I’m continuing our exploration on quantum physics and how, when understand the power we have to exceed our human potential; we will become empowered in our life.

A first question confronting a classically biased mind-brain researcher is this: How can two things so differently described and conceived as substantive matter and conscious thoughts interact in any rationally controlled and scientifically acceptable way. Within the classical framework this is impossible.

Therefore the usual tack has been to abandon or modify the classical conception of mind while clinging tenaciously to the “scientifically established” classical idea of matter, even in the face of knowledge that the classical idea of matter is now known by scientists to be profoundly and fundamentally mistaken, and mistaken not only on the microscopic scale, but on the scale of meters and kilometers as well (Tittel, 1998).

Experiments show that our experiences of instruments cannot possibly be just the passive witnessing of macroscopic physical realities that exist and behave in the way that the ideas of classical physical theory say that macroscopic physical realities ought to exist and behave.
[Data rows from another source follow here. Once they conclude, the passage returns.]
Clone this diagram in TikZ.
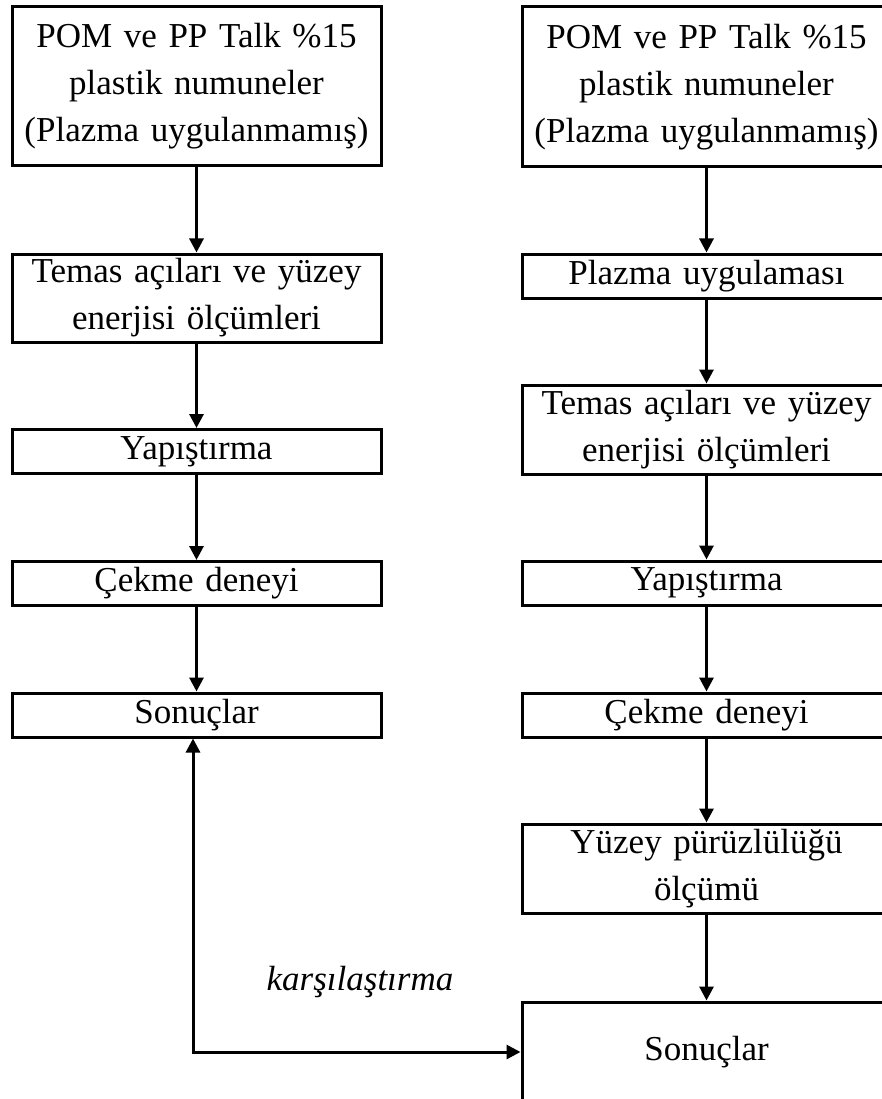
\documentclass[tikz,border=0pt]{standalone}
\usepackage{fontspec}
\setmainfont{Liberation Serif}
\usetikzlibrary{positioning, arrows.meta}

\begin{document}
\begin{tikzpicture}[x=1pt,y=-1pt,
    every node/.style={font=\fontsize{35pt}{47pt}\selectfont},
    box/.style={draw,line width=3pt,inner sep=0pt,text width=369pt,align=center,minimum height=44pt},
    flow/.style={line width=3pt,-{Triangle[width=14pt,length=14pt]}}]
    \useasboundingbox (0,0) rectangle (882,1099);
    \clip (0,0) rectangle (882,1099);
    % sol sutun: plazma uygulanmamis numuneler
    \node[box,minimum height=159pt] (L1) at (196.5,86.5) {POM ve PP Talk \%15\\plastik numuneler\\(Plazma uygulanmamış)};
    \node[box,minimum height=88pt] (L2) at (196.5,298) {Temas açıları ve yüzey\\enerjisi ölçümleri};
    \node[box] (L3) at (196.5,451.5) {Yapıştırma};
    \node[box] (L4) at (196.5,583.5) {Çekme deneyi};
    \node[box] (L5) at (196.5,715) {Sonuçlar};

    % sag sutun: plazma uygulanmis numuneler
    \node[box,minimum height=160pt] (R1) at (706.5,87) {POM ve PP Talk \%15\\plastik numuneler\\(Plazma uygulanmamış)};
    \node[box] (R2) at (706.5,276) {Plazma uygulaması};
    \node[box,minimum height=89pt] (R3) at (706.5,429.5) {Temas açıları ve yüzey\\enerjisi ölçümleri};
    \node[box] (R4) at (706.5,583) {Yapıştırma};
    \node[box] (R5) at (706.5,715) {Çekme deneyi};
    \node[box,minimum height=89pt] (R6) at (706.5,868.5) {Yüzey pürüzlülüğü\\ölçümü};
    \node[box,minimum height=100pt] (R7) at (706.5,1052) {Sonuçlar};

    \node (kars) at (360,982) {\itshape karşılaştırma};

    \draw[flow] (L1) -- (L2);
    \draw[flow] (L2) -- (L3);
    \draw[flow] (L3) -- (L4);
    \draw[flow] (L4) -- (L5);

    \draw[flow] (R1) -- (R2);
    \draw[flow] (R2) -- (R3);
    \draw[flow] (R3) -- (R4);
    \draw[flow] (R4) -- (R5);
    \draw[flow] (R5) -- (R6);
    \draw[flow] (R6) -- (R7);

    \draw[flow,{Triangle[width=14pt,length=14pt]}-{Triangle[width=14pt,length=14pt]}] ([xshift=-3.5pt]L5.south) |- (R7.west);
\end{tikzpicture}
\end{document}
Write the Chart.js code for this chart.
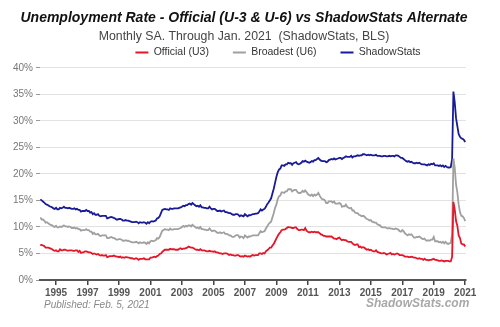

Scientists and philosophers intent on clinging to familiar classical concepts normally argue at this point that whereas long-range quantum effects can be exhibited under rigorous conditions of isolation and control, all quantum effects will be wiped out in warm wet brains on a very small scale, and hence classical concepts will be completely adequate to deal with the question of the relationship between our conscious thoughts and the large-scale brain activities with which they are almost certainly associated.

That argument is incorrect.

The emergence of classical-type relationships arises from interactions between a system and its environment. These interactions induce correlations between this system and its environment that make certain typical quantum interference effects difficult to observe in practice, and that allow certain practical computations to be simplified by substituting a classical system for a quantum one.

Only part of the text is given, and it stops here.